Well, it has to deal with triggers and what we are thinking about. “Top of the mind means tip of the tongue,” said Berger. Meaning, we talk about what comes to mind. We discuss what we are thinking about. And if something, whether it is a topic or a product, is at the forefront of our mind, we’re going to talk about it. So, how do you get your brand/product/Box to the top of peoples’ minds?

Through triggers. All around us are sights, smells and sounds that can stimulate, or trigger, various ideas and thoughts.

For instance, when I say summertime and barbecues, what do you think of? Hot dogs were probably in there somewhere. Connecting a brand, idea or product with a trigger that is often thought or talked about raises the chances your brand, idea or product will be thought or talked about.

And while making a message or brand interesting is our “default tendency” said Berger, that’s not always the best option: “Think about whether the message will be triggered by the everyday environments of the target audience.” Even though it might be interesting, if it doesn’t have frequent triggers, it won’t last long in popularity. It’s like why Cheerios are discussed more than Disney World: Breakfast happens every morning for everyone. Going to Florida and seeing Mickey Mouse only happens once a year, if that. Cheerios are triggered by a frequent stimulus while Disney World isn’t, even if it is more interesting.
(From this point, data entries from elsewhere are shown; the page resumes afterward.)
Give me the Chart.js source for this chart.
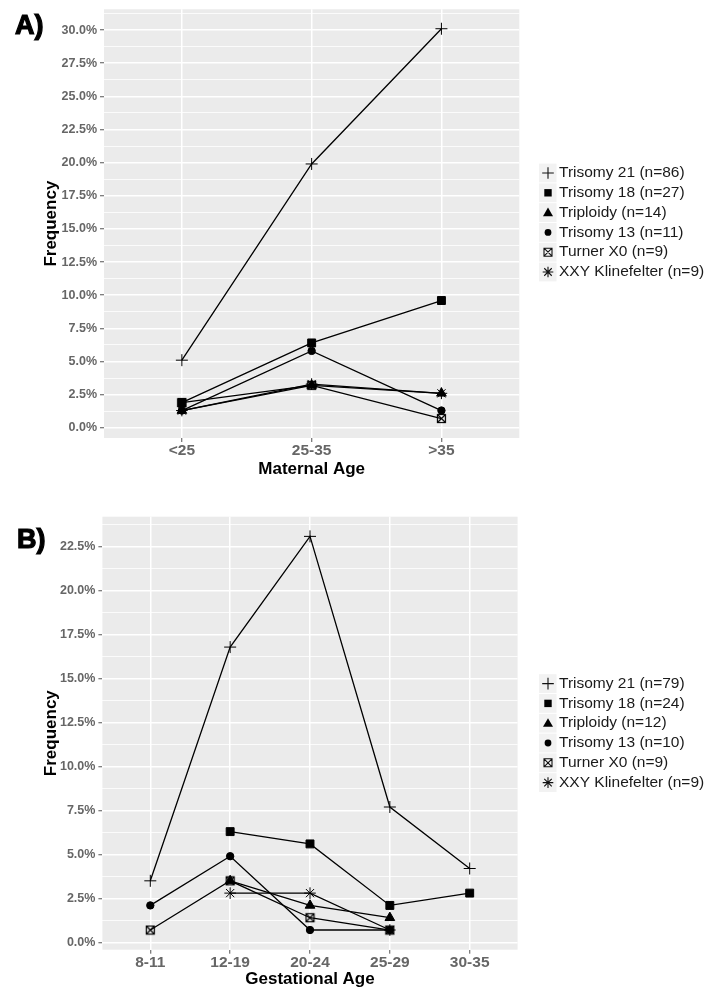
<!DOCTYPE html>
<html><head><meta charset="utf-8">
<script src="https://cdn.jsdelivr.net/npm/chart.js@4.4.1/dist/chart.umd.min.js"></script>
<style>
html,body{margin:0;padding:0;background:#fff;overflow:hidden;width:710px;height:989px}
#wa{position:absolute;left:0;top:0;width:710px;height:490px}
#wb{position:absolute;left:0;top:490px;width:710px;height:499px}
.lab{position:absolute;font-family:"Liberation Sans",Arial,sans-serif;font-weight:bold;font-size:27px;line-height:27px;color:#000;-webkit-text-stroke:1.2px #000}
</style></head><body>
<div id="wa"><canvas id="ca"></canvas></div>
<div id="wb"><canvas id="cb"></canvas></div>
<div class="lab" style="left:15px;top:11.5px">A)</div>
<div class="lab" style="left:17px;top:526px">B)</div>
<script>
// ---------- DATA ----------
const maternalAges = ["<25", "25-35", ">35"];
const gestationalAges = ["8-11", "12-19", "20-24", "25-29", "30-35"];

const seriesNamesA = ["Trisomy 21 (n=86)", "Trisomy 18 (n=27)", "Triploidy (n=14)", "Trisomy 13 (n=11)", "Turner X0 (n=9)", "XXY Klinefelter (n=9)"];
const seriesNamesB = ["Trisomy 21 (n=79)", "Trisomy 18 (n=24)", "Triploidy (n=12)", "Trisomy 13 (n=10)", "Turner X0 (n=9)", "XXY Klinefelter (n=9)"];

// Panel A: frequency (%) by maternal age
const aTrisomy21 = [5.1, 19.9, 30.1];
const aTrisomy18 = [1.9, 6.4, 9.6];
const aTriploidy = [1.3, 3.2, 2.6];
const aTrisomy13 = [1.3, 5.8, 1.3];
const aTurner = [1.9, 3.2, 0.7];
const aXXY = [1.3, 3.3, 2.6];

// Panel B: frequency (%) by gestational age
const bTrisomy21 = [3.5, 16.8, 23.1, 7.7, 4.2];
const bTrisomy18 = [null, 6.3, 5.6, 2.1, 2.8];
const bTriploidy = [null, 3.5, 2.1, 1.4, null];
const bTrisomy13 = [2.1, 4.9, 0.7, 0.7, null];
const bTurner = [0.7, 3.5, 1.4, 0.7, null];
const bXXY = [null, 2.8, 2.8, 0.7, null];

// Axis ticks
const yTicksA = [0, 2.5, 5, 7.5, 10, 12.5, 15, 17.5, 20, 22.5, 25, 27.5, 30];
const yTickLabelsA = ["0.0%", "2.5%", "5.0%", "7.5%", "10.0%", "12.5%", "15.0%", "17.5%", "20.0%", "22.5%", "25.0%", "27.5%", "30.0%"];
const yMinorA = [1.25, 3.75, 6.25, 8.75, 11.25, 13.75, 16.25, 18.75, 21.25, 23.75, 26.25, 28.75, 31.25];
const yTicksB = [0, 2.5, 5, 7.5, 10, 12.5, 15, 17.5, 20, 22.5];
const yTickLabelsB = ["0.0%", "2.5%", "5.0%", "7.5%", "10.0%", "12.5%", "15.0%", "17.5%", "20.0%", "22.5%"];
const yMinorB = [1.25, 3.75, 6.25, 8.75, 11.25, 13.75, 16.25, 18.75, 21.25, 23.75];
const yRangeA = [-0.77, 31.57];
const yRangeB = [-0.42, 24.22];

// ---------- STYLE ----------
const FONT = '"Liberation Sans", Arial, sans-serif';
const turnerImg = (() => {
  const c = document.createElement('canvas');
  c.width = 11; c.height = 11;
  const g = c.getContext('2d');
  g.strokeStyle = '#000'; g.lineWidth = 1.2;
  g.strokeRect(1.5, 1.5, 8, 8);
  g.beginPath(); g.moveTo(1.5, 1.5); g.lineTo(9.5, 9.5); g.moveTo(9.5, 1.5); g.lineTo(1.5, 9.5); g.stroke();
  return c;
})();
const symbols = ['plus', 'square', 'triangle', 'circle', 'box', 'star'];
const pointCfg = [
  {pointStyle: 'cross', pointRadius: 6},
  {pointStyle: 'rect', pointRadius: 5.6},
  {pointStyle: 'triangle', pointRadius: 5.6},
  {pointStyle: 'circle', pointRadius: 3.7},
  {pointStyle: turnerImg, pointRadius: 5},
  {pointStyle: 'star', pointRadius: 5.8}
];

function drawSymbol(ctx, type, x, y) {
  ctx.save();
  ctx.strokeStyle = '#111'; ctx.fillStyle = '#000'; ctx.lineWidth = 1.1;
  ctx.beginPath();
  if (type === 'plus') {
    ctx.moveTo(x - 5.8, y); ctx.lineTo(x + 5.8, y); ctx.moveTo(x, y - 5.8); ctx.lineTo(x, y + 5.8); ctx.stroke();
  } else if (type === 'square') {
    ctx.fillRect(x - 3.7, y - 3.7, 7.4, 7.4);
  } else if (type === 'triangle') {
    ctx.moveTo(x, y - 5); ctx.lineTo(x + 5, y + 3.6); ctx.lineTo(x - 5, y + 3.6); ctx.closePath(); ctx.fill();
  } else if (type === 'circle') {
    ctx.arc(x, y, 3.4, 0, Math.PI * 2); ctx.fill();
  } else if (type === 'box') {
    ctx.rect(x - 4, y - 4, 8, 8);
    ctx.moveTo(x - 4, y - 4); ctx.lineTo(x + 4, y + 4); ctx.moveTo(x + 4, y - 4); ctx.lineTo(x - 4, y + 4); ctx.stroke();
  } else if (type === 'star') {
    const r = 5.3, d = r * Math.SQRT1_2;
    ctx.moveTo(x - r, y); ctx.lineTo(x + r, y); ctx.moveTo(x, y - r); ctx.lineTo(x, y + r);
    ctx.moveTo(x - d, y - d); ctx.lineTo(x + d, y + d); ctx.moveTo(x + d, y - d); ctx.lineTo(x - d, y + d); ctx.stroke();
  }
  ctx.restore();
}

const panelBg = {
  id: 'panelBg',
  beforeDraw(chart) {
    const a = chart.chartArea, ctx = chart.ctx;
    ctx.save(); ctx.fillStyle = '#ebebeb';
    ctx.fillRect(a.left, a.top, a.right - a.left, a.bottom - a.top);
    ctx.restore();
  }
};
const ggLegend = {
  id: 'ggLegend',
  afterDraw(chart, args, opts) {
    const ctx = chart.ctx;
    ctx.save();
    opts.names.forEach((name, i) => {
      const cy = opts.top + i * opts.step;
      ctx.fillStyle = '#f2f2f2';
      ctx.fillRect(opts.x, cy - opts.step / 2 + 0.5, 17.5, opts.step - 1);
      drawSymbol(ctx, symbols[i], opts.x + 9, cy);
      ctx.fillStyle = '#1a1a1a';
      ctx.font = '15.5px ' + FONT;
      ctx.textBaseline = 'middle';
      ctx.textAlign = 'left';
      ctx.fillText(name, opts.x + 20, cy);
    });
    ctx.restore();
  }
};

function makeChart(id, cats, series, names, yTicks, yLabels, yMinor, yRange, xTitle, cfg) {
  const isMajor = v => yTicks.some(t => Math.abs(t - v) < 1e-6);
  const datasets = series.map((vals, i) => Object.assign({
    label: names[i],
    data: vals.map((v, j) => ({x: j, y: v})),
    borderColor: '#000', backgroundColor: '#000',
    pointBorderColor: '#000', pointBackgroundColor: '#000',
    pointBorderWidth: 1, borderWidth: 1.3, spanGaps: false, tension: 0
  }, pointCfg[i]));
  return new Chart(document.getElementById(id), {
    type: 'line',
    data: {datasets},
    plugins: [panelBg, ggLegend],
    options: {
      responsive: true, maintainAspectRatio: false, animation: false,
      layout: {padding: {top: cfg.top, right: cfg.right, left: 0, bottom: 0}},
      plugins: {
        legend: {display: false}, tooltip: {enabled: false},
        ggLegend: {names, x: 539, top: cfg.legTop, step: 19.8}
      },
      scales: {
        x: {
          type: 'linear', min: -0.6, max: cats.length - 0.4,
          afterBuildTicks: s => { s.ticks = cats.map((_, i) => ({value: i})); },
          afterFit: s => { s.height = cfg.xh; },
          ticks: {autoSkip: false, maxRotation: 0, padding: 1, color: '#666',
            font: {family: FONT, size: 15.5, weight: 'bold', lineHeight: 1},
            callback: (v) => cats[Math.round(v)]},
          grid: {color: '#ffffff', lineWidth: 1.5, tickLength: 4, tickColor: '#555', tickWidth: 1},
          border: {display: false},
          title: {display: true, text: xTitle, color: '#000',
            font: {family: FONT, size: 17, weight: 'bold', lineHeight: 1},
            padding: {top: 0, bottom: cfg.xtPad}}
        },
        y: {
          type: 'linear', min: yRange[0], max: yRange[1],
          afterBuildTicks: s => { s.ticks = yTicks.concat(yMinor).sort((a, b) => a - b).map(v => ({value: v})); },
          afterFit: s => { s.width = cfg.yw; },
          ticks: {autoSkip: false, padding: 3, color: '#666',
            font: {family: FONT, size: 12.5, weight: 'bold', lineHeight: 1},
            callback: (v) => { const k = yTicks.findIndex(t => Math.abs(t - v) < 1e-6); return k >= 0 ? yLabels[k] : ''; }},
          grid: {color: '#ffffff',
            lineWidth: c => (c.tick && isMajor(c.tick.value)) ? 1.5 : 0.8,
            tickLength: 4,
            tickColor: c => (c.tick && isMajor(c.tick.value)) ? '#555' : 'rgba(0,0,0,0)', tickWidth: 1},
          border: {display: false},
          title: {display: true, text: 'Frequency', color: '#000',
            font: {family: FONT, size: 17, weight: 'bold', lineHeight: 1},
            padding: {top: 42.5, bottom: 0}}
        }
      }
    }
  });
}

makeChart('ca', maternalAges,
  [aTrisomy21, aTrisomy18, aTriploidy, aTrisomy13, aTurner, aXXY], seriesNamesA,
  yTicksA, yTickLabelsA, yMinorA, yRangeA, 'Maternal Age',
  {top: 7, right: 190.7, xh: 52, yw: 104, xtPad: 12.4, legTop: 173});
makeChart('cb', gestationalAges,
  [bTrisomy21, bTrisomy18, bTriploidy, bTrisomy13, bTurner, bXXY], seriesNamesB,
  yTicksB, yTickLabelsB, yMinorB, yRangeB, 'Gestational Age',
  {top: 26.7, right: 192.4, xh: 39.3, yw: 102.4, xtPad: 1.4, legTop: 193.6});
</script>
</body></html>
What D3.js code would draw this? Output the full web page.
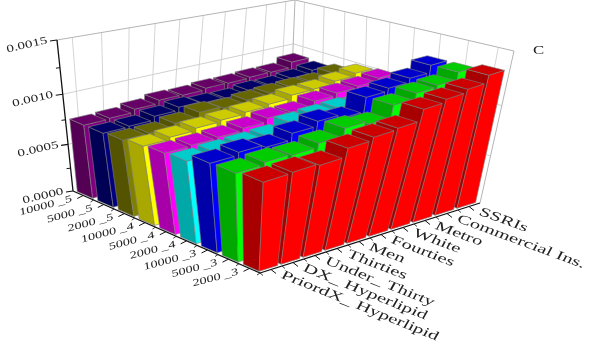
<!DOCTYPE html>
<html><head><meta charset="utf-8">
<script src="https://cdn.jsdelivr.net/npm/d3@7"></script>
<style>html,body{margin:0;padding:0;background:#fff}svg{display:block;filter:blur(.45px)}text{font-family:"Liberation Serif",serif;fill:#222}</style>
</head><body><svg id="c" width="598" height="349"></svg>
<script>
const categories=["PriordX_ Hyperlipid","DX_ Hyperlipid","Under_ Thirty","Thirties","Men","Fourties","White","Metro","Commercial Ins.","SSRIs"];
const seriesNames=["2000 _3","5000 _3","10000 _3","2000 _4","5000 _4","10000 _4","2000 _5","5000 _5","10000 _5"];
const seriesColors=["#ff0000","#00ff00","#0000ff","#00ffff","#ff00ff","#ffff00","#808000","#000080","#800080"];
const zTicks=[0,0.0005,0.0010,0.0015];
const s2000_3=[97.4,98.0,96.2,104.5,107.3,108.6,119.3,122.2,125.3,132.4];
const s5000_3=[94.4,96.7,95.5,99.5,106.5,103.6,114.8,119.9,121.5,128.1];
const s10000_3=[93.3,96.1,93.5,99.7,104.3,100.8,114.3,117.0,120.9,127.8];
const s2000_4=[85.2,86.6,87.3,88.2,94.2,95.6,96.4,95.0,97.0,99.0];
const s5000_4=[83.4,84.2,85.2,87.4,90.8,90.6,95.5,97.7,99.1,101.7];
const s10000_4=[81.1,83.2,85.5,87.0,88.7,90.7,93.9,94.3,96.9,99.7];
const s2000_5=[78.3,78.6,82.1,86.8,84.9,87.1,88.4,88.9,88.6,92.6];
const s5000_5=[76.6,77.3,81.0,84.0,82.2,81.5,84.0,83.5,85.4,88.5];
const s10000_5=[76.3,77.1,80.1,83.3,82.7,84.2,83.8,84.6,84.4,90.1];
const valueUnit=1e-5;
const seriesValues=[s2000_3,s5000_3,s10000_3,s2000_4,s5000_4,s10000_4,s2000_5,s5000_5,s10000_5];

const svg=d3.select("#c");
function quadMap(p0,p1,p2,p3){
  const dx1=p1[0]-p2[0],dx2=p3[0]-p2[0],sx=p0[0]-p1[0]+p2[0]-p3[0];
  const dy1=p1[1]-p2[1],dy2=p3[1]-p2[1],sy=p0[1]-p1[1]+p2[1]-p3[1];
  const den=dx1*dy2-dx2*dy1;
  const g=(sx*dy2-dx2*sy)/den,h=(dx1*sy-sx*dy1)/den;
  const a=p1[0]-p0[0]+g*p1[0],b=p3[0]-p0[0]+h*p3[0],c=p0[0];
  const d=p1[1]-p0[1]+g*p1[1],e=p3[1]-p0[1]+h*p3[1],f=p0[1];
  return (u,v)=>{const w=g*u+h*v+1;return [(a*u+b*v+c)/w,(d*u+e*v+f)/w];};
}
const floorMap=quadMap([260,273],[480,203],[290,122],[73,191]);
const topMap=quadMap([267,131],[514,51],[295,0],[57,40]);
const K=0.1087,A=1/(1-K)-1;
const nU=categories.length,nV=seriesNames.length,zMax=0.0015;
const uS=d3.scaleLinear().domain([0,nU]).range([0,1]);
const vS=d3.scaleLinear().domain([0,nV]).range([0,1]);
const zS=d3.scaleLinear().domain([0,zMax]).range([0,1]);
function proj(i,j,val){
  const f=floorMap(uS(i),vS(j)),t=topMap(uS(i),vS(j));
  const fr=(1/(1-K*zS(val))-1)/A;
  return [f[0]+(t[0]-f[0])*fr,f[1]+(t[1]-f[1])*fr];
}
const line=d3.line();
function seg(g,a,b,col,w){g.append("path").attr("d",line([a,b])).attr("stroke",col).attr("stroke-width",w).attr("fill","none");}
const wall=svg.append("g");
d3.range(nU).forEach(i=>seg(wall,proj(i+.5,nV,0),proj(i+.5,nV,zMax),"#d4d4d4",1));
d3.range(nV).forEach(j=>seg(wall,proj(nU,j+.5,0),proj(nU,j+.5,zMax),"#d4d4d4",1));
zTicks.slice(1,3).forEach(z=>{seg(wall,proj(0,nV,z),proj(nU,nV,z),"#d0d0d0",1);seg(wall,proj(nU,nV,z),proj(nU,0,z),"#d0d0d0",1);});
seg(wall,proj(0,nV,zMax),proj(nU,nV,zMax),"#b4b4b4",1);
seg(wall,proj(nU,nV,zMax),proj(nU,0,zMax),"#b4b4b4",1);
seg(wall,proj(nU,0,0),proj(nU,0,zMax),"#b4b4b4",1);
seg(wall,proj(nU,nV,0),proj(nU,nV,zMax),"#b4b4b4",1);
function shade(c,f){const r=d3.rgb(c);return d3.rgb(r.r*f,r.g*f,r.b*f).formatHex();}
const barsData=[];
d3.range(nV-1,-1,-1).forEach(j=>d3.range(nU-1,-1,-1).forEach(i=>barsData.push({i,j,val:seriesValues[j][i]*valueUnit,col:seriesColors[j]})));
const gapU=.08,gapV=.125;
const bars=svg.append("g").selectAll("g").data(barsData).join("g").attr("stroke","#7d7d7d").attr("stroke-width",.6).attr("stroke-linejoin","round");
const poly=pts=>line(pts)+"Z";
bars.append("path").attr("fill",d=>shade(d.col,.66)).attr("d",d=>{
  const u=d.i+gapU,v0=d.j+gapV,v1=d.j+1-gapV;
  return poly([proj(u,v0,0),proj(u,v1,0),proj(u,v1,d.val),proj(u,v0,d.val)]);});
bars.append("path").attr("fill",d=>d.col).attr("d",d=>{
  const u0=d.i+gapU,u1=d.i+1-gapU,v=d.j+gapV;
  return poly([proj(u0,v,0),proj(u1,v,0),proj(u1,v,d.val),proj(u0,v,d.val)]);});
bars.append("path").attr("fill",d=>shade(d.col,.8)).attr("d",d=>{
  const u0=d.i+gapU,u1=d.i+1-gapU,v0=d.j+gapV,v1=d.j+1-gapV;
  return poly([proj(u0,v0,d.val),proj(u1,v0,d.val),proj(u1,v1,d.val),proj(u0,v1,d.val)]);});
const ax=svg.append("g");
seg(ax,proj(0,nV,0),proj(0,nV,zMax),"#111",1.3);
seg(ax,proj(0,0,0),proj(0,nV,0),"#111",1.3);
seg(ax,proj(0,0,0),proj(nU,0,0),"#111",1.3);
function label(txt,p,deg,sx,size,anchor,shear){
  svg.append("text").text(txt).attr("font-size",size).attr("text-anchor",anchor)
   .attr("transform",`translate(${p[0]},${p[1]}) rotate(${deg}) skewX(${shear||0}) scale(${sx},1)`);
}
zTicks.forEach(z=>{const p=proj(0,nV,z);seg(ax,[p[0]-7,p[1]+1],p,"#111",1.2);
  label(d3.format(".4f")(z),[p[0]-9,p[1]+3],-13,1.45,10.5,"end");});
zTicks.slice(0,3).forEach(z=>{const p=proj(0,nV,z+.00025);seg(ax,[p[0]-4,p[1]+.5],p,"#111",1);});
d3.range(nV).forEach(j=>{const p=proj(0,j+.5,0);seg(ax,p,[p[0]-6,p[1]+3],"#111",1);
  label(seriesNames[j],[p[0]-11,p[1]+6],-15,1.45,10,"end",-8);
  const q=proj(0,j,0);seg(ax,q,[q[0]-3,q[1]+2],"#111",.8);});
const angS=d3.scaleLinear().domain([0,nU-1]).range([22,20]);
d3.range(nU).forEach(i=>{const p=proj(i+.5,0,0);seg(ax,p,[p[0]+5,p[1]+4],"#111",1);
  label(categories[i],[p[0]+9,p[1]+8],angS(i),1.56,13,"start",-8);
  const q=proj(i,0,0);seg(ax,q,[q[0]+3,q[1]+2.5],"#111",.8);});
label("C",[533,54],0,1.4,12,"start");
</script></body></html>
So a good trigger equals frequency … most of the time! There are some triggers that are too frequent, like the color red; people already associate red with roses, apples, Coca Cola, etc. You need to find a frequent yet original trigger.

What can you use to trigger people’s thoughts to come back to your Box business? How can your message be triggered on a daily basis? While “triggers and cues lead people to talk, choose and use,” it’s up to you to find and place those triggers accordingly.